Darüber hinaus ist auch der Haftgrund der Fluchtgefahr gemäß § 112 Abs. 2 Nr. 2 StPO gegeben.

Der Beschuldigte hat im Verurteilungsfalle mit der Verhängung einer empfindlichen Freiheitsstrafe zu rechnen. Der sich daraus ergebende Fluchtanreiz wird noch dadurch gesteigert, dass er dann mit dem Widerruf der am 23. März 1999 durch das Amtsgericht Iserlohn verhängten 2-jährigen Bewährungsstrafe zu rechnen hat, zumal diese einschlägig ist.

Dieser erhebliche Fluchtanreiz wird auch nicht durch hinreichend tragfähige soziale Bindungen des Beschuldigten in Deutschland ausgeräumt. Es ist nicht auszuschließen, dass sich der Beschuldigte im Fall der Freilassung in seine Heimat absetzen würde, zumal er nach Angaben seines Mittäters S. erst am Tage vor seiner Festnahme aus Albanien zurückgekehrt ist. In Anbetracht dessen kann der Umstand, dass er zwei Kinder hat, nicht zu einem die Fluchtgefahr nennenswert mindernden Umstand führen. Es bedarf vielmehr des Vollzugs der Untersuchungshaft, um die Durchführung des Strafverfahrens sicherstellen zu können. Mildere Maßnahmen im Sinn des § 116 StPO reichen dazu nicht aus.

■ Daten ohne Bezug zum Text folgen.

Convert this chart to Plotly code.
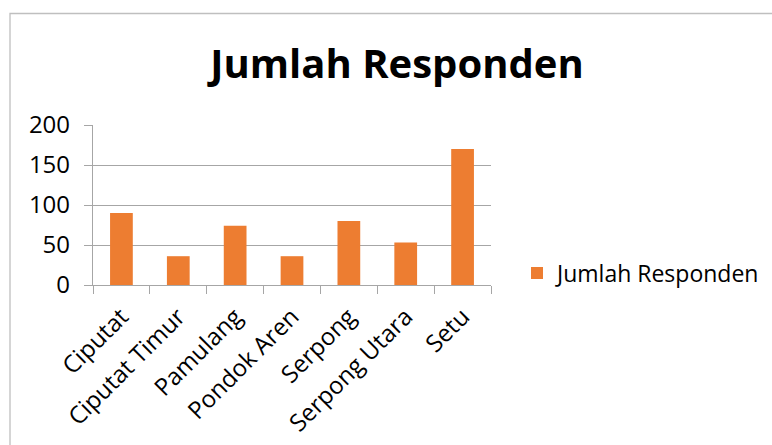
import plotly.graph_objects as go

# Respondent counts per kecamatan
categories = ["Ciputat", "Ciputat Timur", "Pamulang", "Pondok Aren",
              "Serpong", "Serpong Utara", "Setu"]
responden = [90, 36, 74, 36, 80, 53, 170]
series_name = "Jumlah Responden"
y_ticks = [0, 50, 100, 150, 200]

W, H = 772, 445
L, R, T, B = 93, 281, 125, 160
pw, ph = W - L - R, H - T - B

ORANGE = "#ED7D31"
GRID = "#A6A6A6"
FONT = "Open Sans"

fig = go.Figure(go.Bar(
    x=categories, y=responden, name=series_name,
    marker=dict(color=ORANGE, line=dict(width=0)),
    showlegend=True,
))

# pixel -> paper coordinate helpers
def px_x(p):
    return (p - L) / pw

def px_y(p):
    return (H - B - p) / ph

# outer chart frame (right and bottom edges run off the canvas)
fig.add_shape(type="rect", xref="paper", yref="paper",
              x0=px_x(10), x1=px_x(W + 20), y0=px_y(H + 20), y1=px_y(13.5),
              line=dict(color="#BFBFBF", width=1.3), fillcolor="rgba(0,0,0,0)",
              layer="below")

fig.update_layout(
    width=W, height=H,
    margin=dict(l=L, r=R, t=T, b=B, autoexpand=False),
    paper_bgcolor="white", plot_bgcolor="white",
    font=dict(family=FONT, color="#000000", size=23),
    title=dict(text="<b>Jumlah Responden</b>", x=397 / W, xanchor="center",
               y=1 - 64 / H, yanchor="middle",
               font=dict(family=FONT, size=40, color="#000000")),
    bargap=0.6,
    legend=dict(x=px_x(517), xanchor="left", y=px_y(273), yanchor="middle",
                font=dict(family=FONT, size=23), itemwidth=30,
                bgcolor="rgba(0,0,0,0)"),
    xaxis=dict(type="category", tickangle=-45, showgrid=False,
               showline=True, linecolor=GRID, linewidth=1.3,
               ticks="outside", tickson="boundaries", ticklen=8,
               tickcolor=GRID, tickwidth=1.3, ticklabelstandoff=7,
               tickfont=dict(family=FONT, size=24)),
    yaxis=dict(range=[0, 200], tickvals=y_ticks, showgrid=True,
               gridcolor=GRID, gridwidth=1.3, zeroline=False,
               showline=True, linecolor=GRID, linewidth=1.3,
               ticks="outside", ticklen=8, tickcolor=GRID, tickwidth=1.3,
               ticklabelstandoff=9,
               tickfont=dict(family=FONT, size=24)),
)

fig.write_html("out.html")
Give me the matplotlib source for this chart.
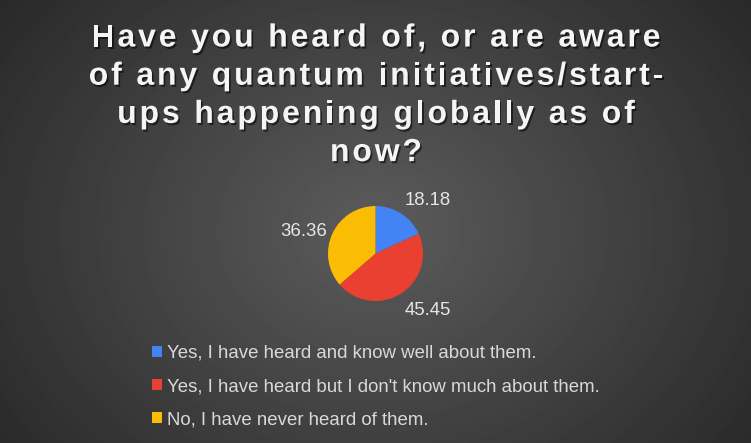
import numpy as np
import matplotlib.pyplot as plt
import matplotlib.patheffects as pe
from matplotlib.font_manager import FontProperties, findfont, get_font

plt.rcParams['font.family'] = ['Liberation Sans', 'DejaVu Sans']

# answers and shares (percent)
answers = ['Yes, I have heard and know well about them.',
           "Yes, I have heard but I don't know much about them.",
           'No, I have never heard of them.']
shares = [18.18, 45.45, 36.36]
colors = ['#4284F3', '#EA4031', '#FBBC04']
title_lines = ['Have you heard of, or are aware',
               'of any quantum initiatives/start-',
               'ups happening globally as of',
               'now?']

W, H = 751, 443
fig = plt.figure(figsize=(W / 100, H / 100), dpi=100)

# radial gradient background, data coords = pixels (y down)
bg = fig.add_axes([0, 0, 1, 1])
yy, xx = np.mgrid[0:H, 0:W]
d = np.sqrt(((xx - 375) / 520) ** 2 + ((yy - 230) / 420) ** 2)
shade = np.clip(0.36 - 0.22 * d, 0.14, 0.36)
bg.imshow(shade, cmap='gray', vmin=0, vmax=1, aspect='auto', extent=[0, W, H, 0])
bg.axis('off')


def advances(s, size, weight):
    font = get_font(findfont(FontProperties(family='Liberation Sans', weight=weight)))
    font.set_size(size, 100)
    return [font.load_char(ord(c)).linearHoriAdvance / 65536 for c in s]


# title with letter spacing and a soft shadow
tsize = 23
line_w = sum(advances(title_lines[0], tsize, 'bold'))
gap = (569 - line_w) / (len(title_lines[0]) - 1)
shadow = [pe.withSimplePatchShadow(offset=(1.2, -1.5), shadow_rgbFace='black', alpha=0.55)]
for i, line in enumerate(title_lines):
    adv = advances(line, tsize, 'bold')
    width = sum(adv) + gap * (len(line) - 1)
    x = 376 - width / 2
    y = 46.5 + 38.2 * i
    for c, a in zip(line, adv):
        if c != ' ':
            bg.text(x, y, c, color='#f5f5f5', fontsize=tsize, fontweight='bold',
                    ha='left', va='baseline', path_effects=shadow)
        x += a + gap

# pie
cx, cy, r = 375.5, 253.5, 47.5
ax = fig.add_axes([(cx - r) / W, (H - cy - r) / H, 2 * r / W, 2 * r / H])
wedges, texts = ax.pie(shares, colors=colors, startangle=90, counterclock=False,
                       labels=[f'{s:.2f}' for s in shares], labeldistance=1.12,
                       textprops=dict(color='#e6e6e6', fontsize=13.4))
for w, t in zip(wedges, texts):
    s = np.sin(np.deg2rad((w.theta1 + w.theta2) / 2))
    t.set_va('bottom' if s > 0.6 else 'top' if s < -0.6 else 'center')
    if s < -0.6:
        t.set_y(t.get_position()[1] - 0.08)
ax.set_xlim(-1, 1)
ax.set_ylim(-1, 1)
ax.set_aspect('equal')

leg = fig.legend(wedges, answers, loc='upper left',
                 bbox_to_anchor=(152 / W, 1 - 345 / H), frameon=False,
                 fontsize=13.4, labelcolor='#d9d9d9', handlelength=0.55,
                 handleheight=0.55, handletextpad=0.28, labelspacing=0.86,
                 borderpad=0, borderaxespad=0)

fig.savefig('out.png', dpi=100)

Die Fortdauer der Untersuchungshaft steht auch nicht außer Verhältnis zur Bedeutung des Tatvorwurfs und der im Verurteilungsfalle zu erwartenden Freiheitsstrafe. Soweit der Beschuldigte auf die "Dauer der Bearbeitung" verweist, vermag auch das keine andere Entscheidung zu rechtfertigen. Insoweit ist darauf hinzuweisen, dass er schon ca. zwei Wochen benötigt hat, um seine Beschwerde zu begründen. Nach der Nichtabhilfeentscheidung durch das Amtsgericht Hagen am 16. Oktober 2000 hat das Landgericht bereits zwei Tage später die Beschwerde verworfen.

Damit ist das Verfahren aber noch im ausreichenden Umfang gefördert worden und die weitere Vollstreckung der noch nicht einmal drei Monate andauernden Untersuchungshaft verhältnismäßig.

Daher war die weitere Beschwerde mit der sich aus § 473 Abs. 1 ergebenden Kostenfolge zu verwerfen.